What is required. Give every line back verbatim, dropping all images.
────────────────────
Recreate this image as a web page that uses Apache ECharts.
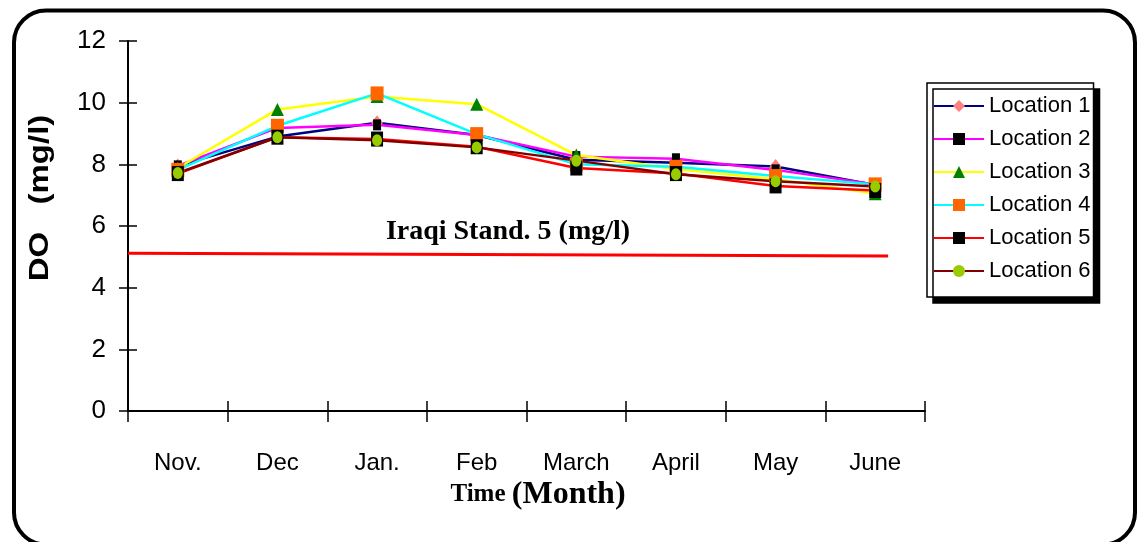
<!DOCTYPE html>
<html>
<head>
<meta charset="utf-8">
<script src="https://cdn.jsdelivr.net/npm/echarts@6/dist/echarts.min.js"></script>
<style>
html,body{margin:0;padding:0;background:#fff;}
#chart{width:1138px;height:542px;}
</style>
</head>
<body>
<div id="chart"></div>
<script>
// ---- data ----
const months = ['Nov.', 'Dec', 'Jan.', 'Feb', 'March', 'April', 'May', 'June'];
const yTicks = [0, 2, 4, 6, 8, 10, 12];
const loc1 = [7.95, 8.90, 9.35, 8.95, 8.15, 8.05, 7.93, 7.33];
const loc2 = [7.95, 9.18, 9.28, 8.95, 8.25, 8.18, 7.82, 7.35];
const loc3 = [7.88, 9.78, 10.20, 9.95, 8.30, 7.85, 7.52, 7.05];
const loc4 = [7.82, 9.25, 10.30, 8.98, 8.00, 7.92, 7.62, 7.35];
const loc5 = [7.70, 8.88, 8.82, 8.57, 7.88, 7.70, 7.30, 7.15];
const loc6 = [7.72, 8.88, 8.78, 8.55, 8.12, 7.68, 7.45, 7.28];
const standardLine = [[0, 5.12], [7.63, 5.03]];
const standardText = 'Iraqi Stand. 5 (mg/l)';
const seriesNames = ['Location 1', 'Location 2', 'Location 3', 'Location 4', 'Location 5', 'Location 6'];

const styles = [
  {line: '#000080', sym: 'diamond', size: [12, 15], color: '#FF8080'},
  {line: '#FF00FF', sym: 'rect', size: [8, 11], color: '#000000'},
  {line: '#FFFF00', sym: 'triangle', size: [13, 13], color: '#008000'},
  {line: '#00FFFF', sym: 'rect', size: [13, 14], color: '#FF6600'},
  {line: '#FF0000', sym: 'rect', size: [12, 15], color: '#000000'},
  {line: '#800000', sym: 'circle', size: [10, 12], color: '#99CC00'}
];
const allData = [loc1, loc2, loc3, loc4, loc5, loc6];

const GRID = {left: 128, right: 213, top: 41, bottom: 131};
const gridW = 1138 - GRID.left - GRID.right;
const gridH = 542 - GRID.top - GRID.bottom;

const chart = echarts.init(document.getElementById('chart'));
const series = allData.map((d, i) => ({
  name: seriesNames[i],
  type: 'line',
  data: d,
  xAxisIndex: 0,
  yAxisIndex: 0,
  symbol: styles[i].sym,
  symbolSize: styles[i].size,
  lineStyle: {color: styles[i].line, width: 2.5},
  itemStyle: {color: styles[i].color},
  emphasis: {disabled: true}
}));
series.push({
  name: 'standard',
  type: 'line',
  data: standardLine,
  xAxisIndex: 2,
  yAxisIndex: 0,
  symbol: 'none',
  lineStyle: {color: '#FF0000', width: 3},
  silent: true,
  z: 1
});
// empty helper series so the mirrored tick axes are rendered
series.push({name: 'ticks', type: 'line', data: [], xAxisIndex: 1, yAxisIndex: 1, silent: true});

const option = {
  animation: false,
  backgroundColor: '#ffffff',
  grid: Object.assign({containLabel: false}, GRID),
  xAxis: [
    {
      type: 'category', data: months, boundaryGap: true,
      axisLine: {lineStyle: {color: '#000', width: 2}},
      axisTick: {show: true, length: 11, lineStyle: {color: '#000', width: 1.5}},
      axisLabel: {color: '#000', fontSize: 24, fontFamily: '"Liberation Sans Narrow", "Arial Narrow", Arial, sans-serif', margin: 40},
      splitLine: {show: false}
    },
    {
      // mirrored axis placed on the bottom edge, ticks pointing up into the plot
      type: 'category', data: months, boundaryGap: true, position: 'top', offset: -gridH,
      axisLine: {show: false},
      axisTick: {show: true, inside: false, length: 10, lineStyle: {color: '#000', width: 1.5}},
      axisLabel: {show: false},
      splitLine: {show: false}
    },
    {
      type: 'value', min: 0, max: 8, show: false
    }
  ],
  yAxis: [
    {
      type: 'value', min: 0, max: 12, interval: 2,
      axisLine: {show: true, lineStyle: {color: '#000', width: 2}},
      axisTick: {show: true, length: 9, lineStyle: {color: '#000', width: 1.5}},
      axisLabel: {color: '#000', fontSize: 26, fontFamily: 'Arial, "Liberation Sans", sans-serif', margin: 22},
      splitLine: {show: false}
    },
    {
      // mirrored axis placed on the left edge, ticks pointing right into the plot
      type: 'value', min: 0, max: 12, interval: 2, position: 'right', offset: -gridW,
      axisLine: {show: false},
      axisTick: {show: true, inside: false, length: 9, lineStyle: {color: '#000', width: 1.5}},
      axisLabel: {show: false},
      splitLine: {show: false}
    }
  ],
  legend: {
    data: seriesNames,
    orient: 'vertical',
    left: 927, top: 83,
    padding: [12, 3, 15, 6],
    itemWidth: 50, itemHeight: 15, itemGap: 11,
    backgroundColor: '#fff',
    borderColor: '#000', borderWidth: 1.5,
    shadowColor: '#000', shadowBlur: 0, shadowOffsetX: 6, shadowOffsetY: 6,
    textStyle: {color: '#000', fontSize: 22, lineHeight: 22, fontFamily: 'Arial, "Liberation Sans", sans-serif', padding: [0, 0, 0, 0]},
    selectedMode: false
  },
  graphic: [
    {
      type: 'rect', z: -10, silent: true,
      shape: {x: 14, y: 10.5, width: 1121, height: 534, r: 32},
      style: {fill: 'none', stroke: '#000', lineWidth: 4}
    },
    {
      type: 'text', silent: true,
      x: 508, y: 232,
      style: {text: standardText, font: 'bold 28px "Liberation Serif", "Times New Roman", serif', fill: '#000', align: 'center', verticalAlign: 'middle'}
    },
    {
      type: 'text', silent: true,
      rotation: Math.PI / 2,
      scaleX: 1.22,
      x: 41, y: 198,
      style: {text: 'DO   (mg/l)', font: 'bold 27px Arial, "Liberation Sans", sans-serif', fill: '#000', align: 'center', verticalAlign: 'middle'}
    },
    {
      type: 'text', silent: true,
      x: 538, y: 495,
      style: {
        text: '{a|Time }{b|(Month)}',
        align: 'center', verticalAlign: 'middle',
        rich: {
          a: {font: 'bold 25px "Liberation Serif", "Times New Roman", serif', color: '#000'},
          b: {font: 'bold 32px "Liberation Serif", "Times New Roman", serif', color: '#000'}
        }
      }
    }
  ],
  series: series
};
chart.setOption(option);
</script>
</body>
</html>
────────────────────
Output for this exercise.
Recreate this image as a web page that uses Apache ECharts.
<!DOCTYPE html>
<html>
<head>
<meta charset="utf-8">
<script src="https://cdn.jsdelivr.net/npm/echarts@6/dist/echarts.min.js"></script>
<style>
html,body{margin:0;padding:0;background:#fff;}
#chart{width:1138px;height:542px;}
</style>
</head>
<body>
<div id="chart"></div>
<script>
// ---- data ----
const months = ['Nov.', 'Dec', 'Jan.', 'Feb', 'March', 'April', 'May', 'June'];
const yTicks = [0, 2, 4, 6, 8, 10, 12];
const loc1 = [7.95, 8.90, 9.35, 8.95, 8.15, 8.05, 7.93, 7.33];
const loc2 = [7.95, 9.18, 9.28, 8.95, 8.25, 8.18, 7.82, 7.35];
const loc3 = [7.88, 9.78, 10.20, 9.95, 8.30, 7.85, 7.52, 7.05];
const loc4 = [7.82, 9.25, 10.30, 8.98, 8.00, 7.92, 7.62, 7.35];
const loc5 = [7.70, 8.88, 8.82, 8.57, 7.88, 7.70, 7.30, 7.15];
const loc6 = [7.72, 8.88, 8.78, 8.55, 8.12, 7.68, 7.45, 7.28];
const standardLine = [[0, 5.12], [7.63, 5.03]];
const standardText = 'Iraqi Stand. 5 (mg/l)';
const seriesNames = ['Location 1', 'Location 2', 'Location 3', 'Location 4', 'Location 5', 'Location 6'];

const styles = [
  {line: '#000080', sym: 'diamond', size: [12, 15], color: '#FF8080'},
  {line: '#FF00FF', sym: 'rect', size: [8, 11], color: '#000000'},
  {line: '#FFFF00', sym: 'triangle', size: [13, 13], color: '#008000'},
  {line: '#00FFFF', sym: 'rect', size: [13, 14], color: '#FF6600'},
  {line: '#FF0000', sym: 'rect', size: [12, 15], color: '#000000'},
  {line: '#800000', sym: 'circle', size: [10, 12], color: '#99CC00'}
];
const allData = [loc1, loc2, loc3, loc4, loc5, loc6];

const GRID = {left: 128, right: 213, top: 41, bottom: 131};
const gridW = 1138 - GRID.left - GRID.right;
const gridH = 542 - GRID.top - GRID.bottom;

const chart = echarts.init(document.getElementById('chart'));
const series = allData.map((d, i) => ({
  name: seriesNames[i],
  type: 'line',
  data: d,
  xAxisIndex: 0,
  yAxisIndex: 0,
  symbol: styles[i].sym,
  symbolSize: styles[i].size,
  lineStyle: {color: styles[i].line, width: 2.5},
  itemStyle: {color: styles[i].color},
  emphasis: {disabled: true}
}));
series.push({
  name: 'standard',
  type: 'line',
  data: standardLine,
  xAxisIndex: 2,
  yAxisIndex: 0,
  symbol: 'none',
  lineStyle: {color: '#FF0000', width: 3},
  silent: true,
  z: 1
});
// empty helper series so the mirrored tick axes are rendered
series.push({name: 'ticks', type: 'line', data: [], xAxisIndex: 1, yAxisIndex: 1, silent: true});

const option = {
  animation: false,
  backgroundColor: '#ffffff',
  grid: Object.assign({containLabel: false}, GRID),
  xAxis: [
    {
      type: 'category', data: months, boundaryGap: true,
      axisLine: {lineStyle: {color: '#000', width: 2}},
      axisTick: {show: true, length: 11, lineStyle: {color: '#000', width: 1.5}},
      axisLabel: {color: '#000', fontSize: 24, fontFamily: '"Liberation Sans Narrow", "Arial Narrow", Arial, sans-serif', margin: 40},
      splitLine: {show: false}
    },
    {
      // mirrored axis placed on the bottom edge, ticks pointing up into the plot
      type: 'category', data: months, boundaryGap: true, position: 'top', offset: -gridH,
      axisLine: {show: false},
      axisTick: {show: true, inside: false, length: 10, lineStyle: {color: '#000', width: 1.5}},
      axisLabel: {show: false},
      splitLine: {show: false}
    },
    {
      type: 'value', min: 0, max: 8, show: false
    }
  ],
  yAxis: [
    {
      type: 'value', min: 0, max: 12, interval: 2,
      axisLine: {show: true, lineStyle: {color: '#000', width: 2}},
      axisTick: {show: true, length: 9, lineStyle: {color: '#000', width: 1.5}},
      axisLabel: {color: '#000', fontSize: 26, fontFamily: 'Arial, "Liberation Sans", sans-serif', margin: 22},
      splitLine: {show: false}
    },
    {
      // mirrored axis placed on the left edge, ticks pointing right into the plot
      type: 'value', min: 0, max: 12, interval: 2, position: 'right', offset: -gridW,
      axisLine: {show: false},
      axisTick: {show: true, inside: false, length: 9, lineStyle: {color: '#000', width: 1.5}},
      axisLabel: {show: false},
      splitLine: {show: false}
    }
  ],
  legend: {
    data: seriesNames,
    orient: 'vertical',
    left: 927, top: 83,
    padding: [12, 3, 15, 6],
    itemWidth: 50, itemHeight: 15, itemGap: 11,
    backgroundColor: '#fff',
    borderColor: '#000', borderWidth: 1.5,
    shadowColor: '#000', shadowBlur: 0, shadowOffsetX: 6, shadowOffsetY: 6,
    textStyle: {color: '#000', fontSize: 22, lineHeight: 22, fontFamily: 'Arial, "Liberation Sans", sans-serif', padding: [0, 0, 0, 0]},
    selectedMode: false
  },
  graphic: [
    {
      type: 'rect', z: -10, silent: true,
      shape: {x: 14, y: 10.5, width: 1121, height: 534, r: 32},
      style: {fill: 'none', stroke: '#000', lineWidth: 4}
    },
    {
      type: 'text', silent: true,
      x: 508, y: 232,
      style: {text: standardText, font: 'bold 28px "Liberation Serif", "Times New Roman", serif', fill: '#000', align: 'center', verticalAlign: 'middle'}
    },
    {
      type: 'text', silent: true,
      rotation: Math.PI / 2,
      scaleX: 1.22,
      x: 41, y: 198,
      style: {text: 'DO   (mg/l)', font: 'bold 27px Arial, "Liberation Sans", sans-serif', fill: '#000', align: 'center', verticalAlign: 'middle'}
    },
    {
      type: 'text', silent: true,
      x: 538, y: 495,
      style: {
        text: '{a|Time }{b|(Month)}',
        align: 'center', verticalAlign: 'middle',
        rich: {
          a: {font: 'bold 25px "Liberation Serif", "Times New Roman", serif', color: '#000'},
          b: {font: 'bold 32px "Liberation Serif", "Times New Roman", serif', color: '#000'}
        }
      }
    }
  ],
  series: series
};
chart.setOption(option);
</script>
</body>
</html>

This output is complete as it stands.